Failure handling built in.

Reconciler marks stale jobs as TIMEOUT. Pending replayer retries stuck jobs. No jobs fall through the cracks.

Least-loaded worker scoring algorithm

Direct worker dispatch (worker.<id>.jobs)

Capability-based pool routing

Label hints (preferred_pool, preferred_worker_id)

Overload detection and backpressure

Reconciler marks stale jobs as TIMEOUT

Pending replayer retries stuck PENDING jobs

Per-job locks for idempotency (JetStream)

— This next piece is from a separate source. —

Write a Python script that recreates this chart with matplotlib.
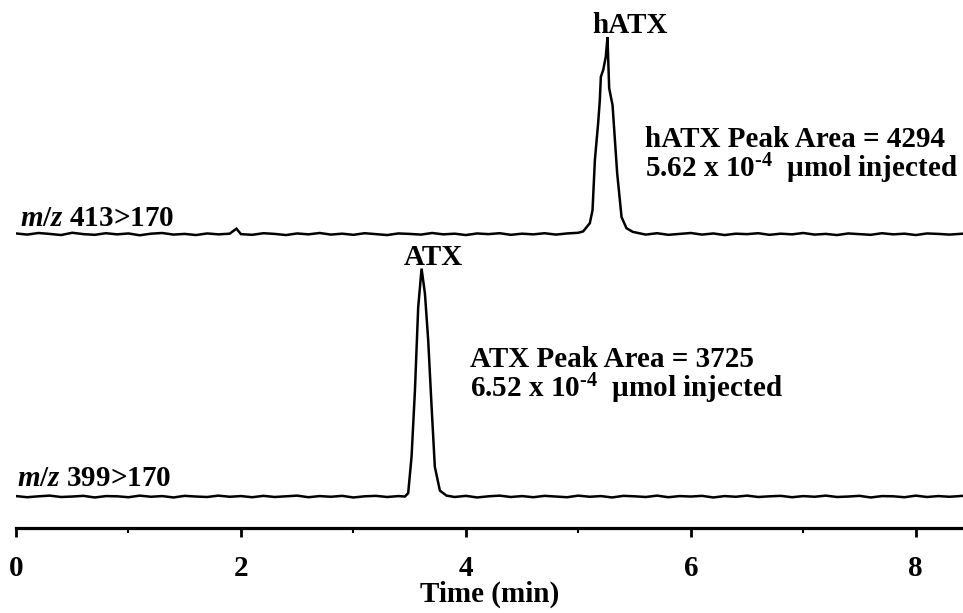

Pool mapping from config service

Timeout enforcement from config/timeouts.yaml

Configuration

Config-driven routing.

Pool mappings and timeouts live in the config service. Update them without restarting the scheduler.

config/pools.yaml

topics:
  job.sre-investigator.collect.k8s:
    - sre-investigator-pool
  job.incident-enricher.triage:
    - incident-pool
  job.default:
    - default-pool

pools:
  sre-investigator-pool:
    requires:
      - kubectl
      - network:egress
  incident-pool:
    requires:
      - network:egress
  default-pool:
    requires: []

config/timeouts.yaml

# Topic-specific timeouts
topics:
  job.sre-investigator.collect.k8s:
    dispatch_timeout: 30s
    execution_timeout: 300s
  job.default:
    dispatch_timeout: 10s
    execution_timeout: 120s

# Workflow-specific timeouts
workflows:
  sre-investigator.full-investigation:
    step_timeout: 600s
    run_timeout: 3600s

Hot reload: The scheduler reloads pools and timeouts from the config service every SCHEDULER_CONFIG_RELOAD_INTERVAL (default 30s). Update config, wait 30 seconds, and the scheduler picks up the changes—no restart required.